- Born: Erik Herman Fleming April 26, 1894 Stockholm, Sweden
- Died: November 14, 1954 (aged 60) Stockholm, Sweden
- Occupations: Baron, teacher, designer, silversmith, goldsmith
- Children: Lars Fleming [sv]
- Awards: Prince Eugen Medal (1947)

= Erik Fleming (silversmith) =

Swedish silversmith (1894–1954)

Erik Herman Fleming (April 26, 1894 – November 14, 1954) was a Swedish metalsmith, baron, teacher, and designer. He was one of the foremost Swedish silversmiths of his time, and worked as a Swedish court artisan.

== Life and career ==
Erik Herman Fleming was born on April 26, 1894, in Stockholm, to parents Sigrid Wilhelmina Amalia Söderhielm and Oscar Herman August Fleming.
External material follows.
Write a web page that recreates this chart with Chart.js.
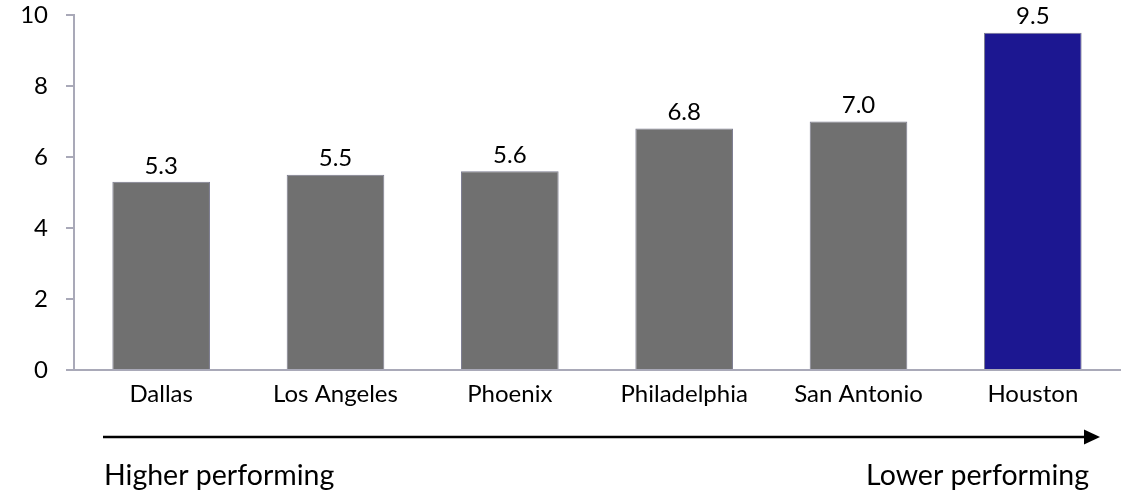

He attended the Althin's School of Painting in Stockholm from 1914 to 1915; and continued his studies in engineering at the Technische Universität Berlin from 1915 to 1917; and architecture at the Ludwig-Maximilians-Universität München from 1917 to 1918. He learned silversmithing as a hobby initially, and enjoyed it enough to pursued further study under Anna Möcklin (who had worked for C. G. Hallberg and K. Andersson).

In 1921, Fleming founded Atelier Borgila, a silver workshop and royal court supplier in Stockholm. C. F. Larsson was hired as the lead foreman for Atelier Borgila. Additionally Fleming taught metal arts at Konstfack in Stockholm, where he became head teacher of metal arts from 1947 until his death in 1954.

He was the father of the silversmith Lars Fleming (1928–2025).

Fleming's work is in the museum collection at the Nationalmuseum in Stockholm, Sweden.